The demographer was clear that "you can't turn Grafton into a Yamba and neither should you" and stressed the need for the communities to "work in concert with one another".
"Grafton can be an administrative centre and education centre - all of the mechanisms that you need to run a community of 50,000-60,000 people," he said.
"Then on the Yamba coast you can have all the lifestyle industries, the Pilates studios and the handmade markets.
"They are not in competition. Each town and each community specialises in its natural attributes, leveraged to the max."
So what does the region's economy look like today?
Of the 13,000 jobs added in 2000-19 in the Coffs/Clarence region, 8000 were in construction and 5000 in health, and while this was common across the whole of Australia, where we differed was in areas of professional services and education and training.
"Professional services, doctors, accountants, IT professionals and engineering, those jobs are contracting in your area," MrSalt said.

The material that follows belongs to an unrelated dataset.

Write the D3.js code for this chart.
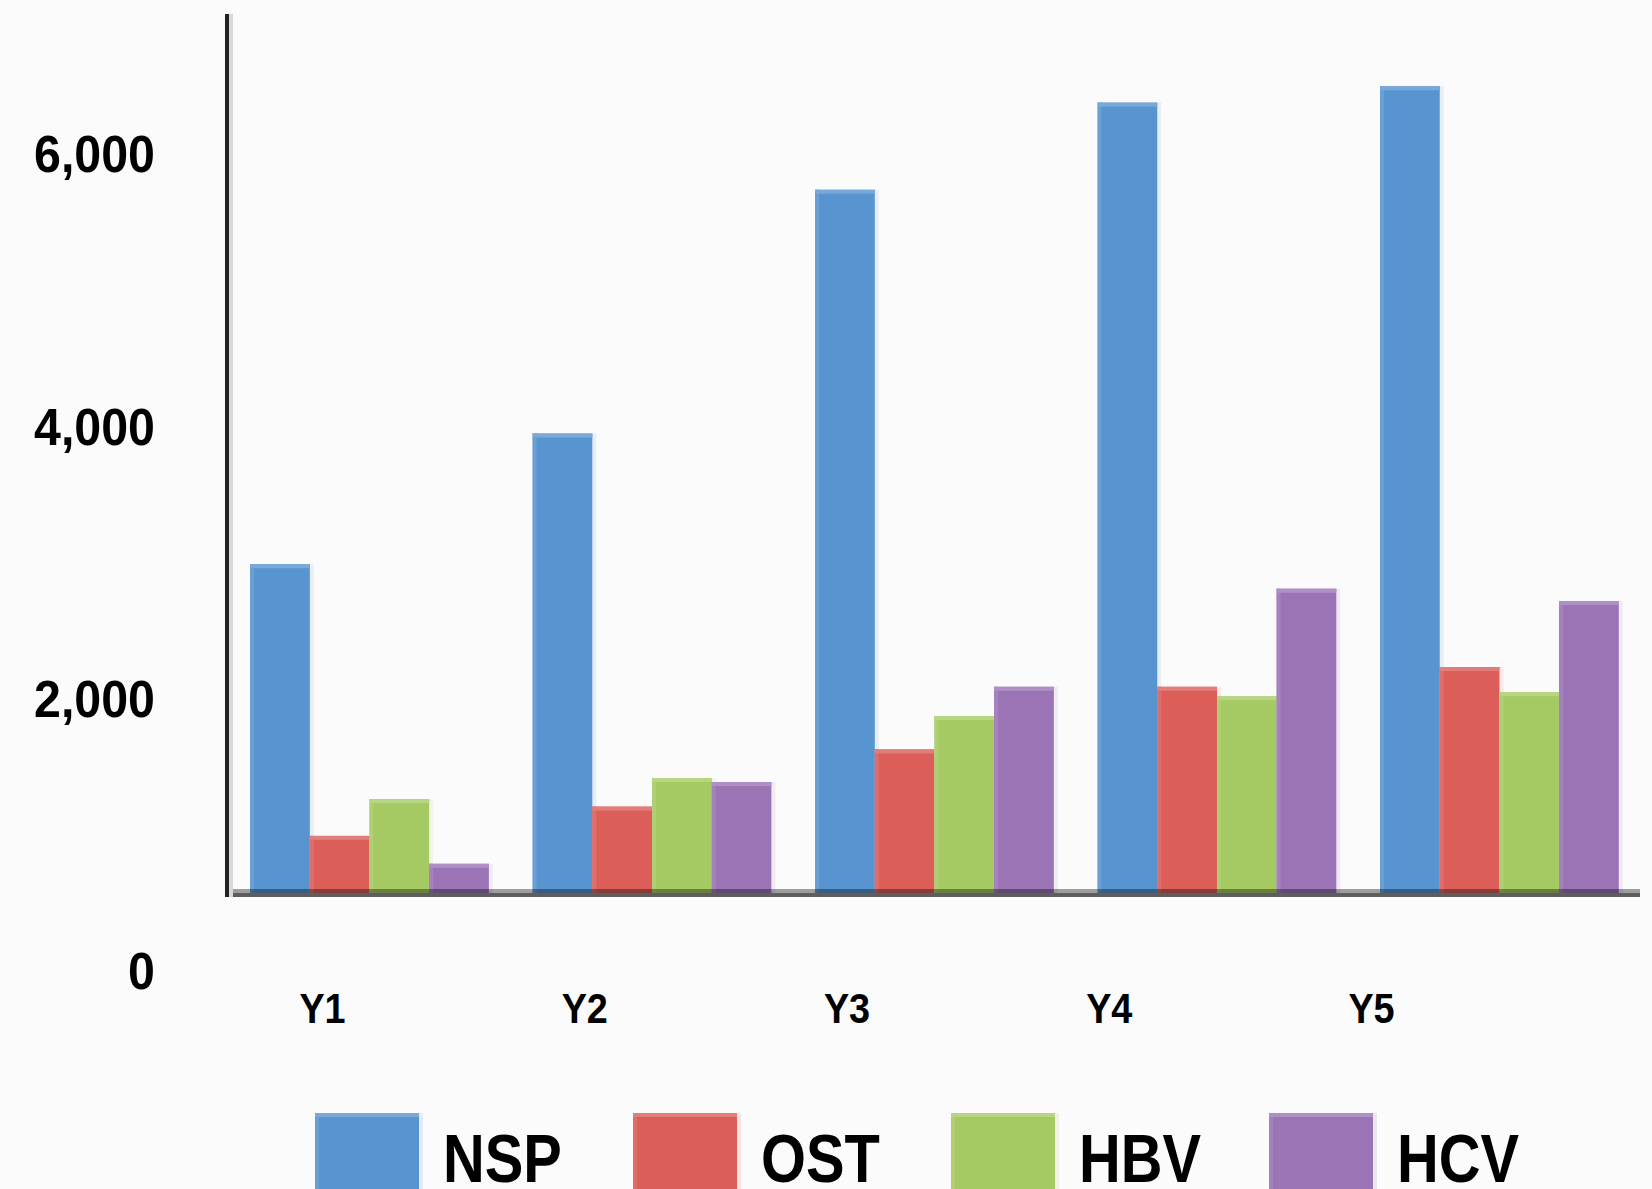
<!DOCTYPE html>
<html>
<head>
<meta charset="utf-8">
<script src="https://cdn.jsdelivr.net/npm/d3@7"></script>
<style>
  html, body { margin: 0; padding: 0; background: #fbfbfc; }
  svg { display: block; }
  text { font-family: "Liberation Sans", Arial, sans-serif; font-weight: bold; fill: #000; }
</style>
</head>
<body>
<svg id="chart" width="1652" height="1189"></svg>
<script>
// data
var years = ["Y1", "Y2", "Y3", "Y4", "Y5"];
var series = ["NSP", "OST", "HBV", "HCV"];
var nsp = [2980, 3940, 5730, 6370, 6490];
var ost = [985, 1200, 1620, 2080, 2225];
var hbv = [1255, 1410, 1865, 2010, 2040];
var hcv = [780, 1380, 2080, 2800, 2710];
var yTicks = [0, 2000, 4000, 6000];
var colors = ["#5794d0", "#db5e59", "#a5ca63", "#9b74b6"];

var values = [nsp, ost, hbv, hcv];
var rows = [];
years.forEach(function(yr, i) {
  series.forEach(function(s, j) {
    rows.push({ year: yr, key: s, value: values[j][i], color: colors[j] });
  });
});

var svg = d3.select("#chart");
var W = 1652, H = 1189;

svg.append("rect").attr("width", W).attr("height", H).attr("fill", "#fbfbfc");

// the bars sit on this line; tick labels use the value scale below
var axisLeftX = 229, axisRightX = 1640, baseY = 893, axisTopY = 14;

var x0 = d3.scaleBand()
  .domain(years)
  .range([axisLeftX, axisRightX])
  .paddingInner(0.155)
  .paddingOuter(0.075);

var x1 = d3.scaleBand()
  .domain(series)
  .range([0, x0.bandwidth()]);

var y = d3.scaleLinear()
  .domain([0, 6000])
  .range([970, 153]);

function lighter(c, k) {
  return d3.interpolateRgb(c, "#ffffff")(k);
}

var bars = svg.append("g");

// faint glow right of each bar
bars.selectAll(".glow")
  .data(rows)
  .join("rect")
  .attr("class", "glow")
  .attr("x", function(d) { return x0(d.year) + x1(d.key) + x1.bandwidth(); })
  .attr("y", function(d) { return y(d.value); })
  .attr("width", 4)
  .attr("height", function(d) { return baseY - y(d.value); })
  .attr("fill", function(d) { return d.color; })
  .attr("opacity", 0.12);

var bar = bars.selectAll(".bar")
  .data(rows)
  .join("g")
  .attr("class", "bar")
  .attr("transform", function(d) { return "translate(" + (x0(d.year) + x1(d.key)) + ",0)"; });

bar.append("rect")
  .attr("y", function(d) { return y(d.value); })
  .attr("width", x1.bandwidth())
  .attr("height", function(d) { return baseY - y(d.value); })
  .attr("fill", function(d) { return d.color; });

// lighter left edge
bar.append("rect")
  .attr("y", function(d) { return y(d.value); })
  .attr("width", 4)
  .attr("height", function(d) { return baseY - y(d.value); })
  .attr("fill", function(d) { return lighter(d.color, 0.1); });

// lighter top edge
bar.append("rect")
  .attr("y", function(d) { return y(d.value); })
  .attr("width", x1.bandwidth())
  .attr("height", 4)
  .attr("fill", function(d) { return lighter(d.color, 0.2); });

// x axis line
svg.append("rect")
  .attr("x", axisLeftX - 4).attr("y", baseY - 4)
  .attr("width", axisRightX - axisLeftX + 4).attr("height", 4)
  .attr("fill", "#000").attr("opacity", 0.37);
svg.append("rect")
  .attr("x", axisLeftX - 4).attr("y", baseY)
  .attr("width", axisRightX - axisLeftX + 4).attr("height", 4)
  .attr("fill", "#5e5e5e");

// y axis line
svg.append("rect")
  .attr("x", axisLeftX).attr("y", axisTopY)
  .attr("width", 4).attr("height", baseY + 4 - axisTopY)
  .attr("fill", "#d9d9d9");
svg.append("rect")
  .attr("x", axisLeftX - 4).attr("y", axisTopY)
  .attr("width", 4).attr("height", baseY + 4 - axisTopY)
  .attr("fill", "#222");

// y tick labels
var yAxis = svg.append("g")
  .attr("transform", "translate(155,0)")
  .call(d3.axisLeft(y).tickValues(yTicks).tickFormat(d3.format(",")).tickSize(0).tickPadding(0));
yAxis.select(".domain").remove();
yAxis.selectAll("text")
  .attr("x", 0)
  .attr("dy", "0.36em")
  .attr("font-size", 52)
  .attr("font-family", null)
  .attr("transform", "scale(0.93,1)");

// x labels (their spacing differs from the bar groups in the picture)
var xl = d3.scalePoint().domain(years).range([322, 1371]);
var xAxis = svg.append("g")
  .attr("transform", "translate(0,1023)")
  .call(d3.axisBottom(xl).tickSize(0).tickPadding(0));
xAxis.select(".domain").remove();
xAxis.selectAll("text")
  .attr("y", 0)
  .attr("dy", 0)
  .attr("font-size", 42)
  .attr("font-family", null)
  .attr("transform", "scale(0.9,1)");

// legend
var legend = svg.append("g")
  .selectAll("g")
  .data(series)
  .join("g")
  .attr("transform", function(d, i) { return "translate(" + (315 + i * 318) + ",1113)"; });

legend.append("rect")
  .attr("x", 104).attr("width", 4).attr("height", 90)
  .attr("fill", function(d, i) { return colors[i]; })
  .attr("opacity", 0.15);
legend.append("rect")
  .attr("width", 104).attr("height", 90)
  .attr("fill", function(d, i) { return colors[i]; });
legend.append("rect")
  .attr("width", 4).attr("height", 90)
  .attr("fill", function(d, i) { return lighter(colors[i], 0.1); });
legend.append("rect")
  .attr("width", 104).attr("height", 4)
  .attr("fill", function(d, i) { return lighter(colors[i], 0.2); });

legend.append("text")
  .attr("transform", "translate(128,69) scale(0.85,1)")
  .attr("font-size", 68)
  .text(function(d) { return d; });
</script>
</body>
</html>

"In 99 per cent of of other places in Australia they are expanding.
"I think that comes down to getting the education mechanisms and the aspirations and the culture right."
For those people concerned about the end of the infrastructure boom, Mr Salt said "these things have a long tail" and, unlike mining booms, they did not tend to end with a "thud".
But he stressed the need for the community along with political leaders to be talking about the "next generation of projects".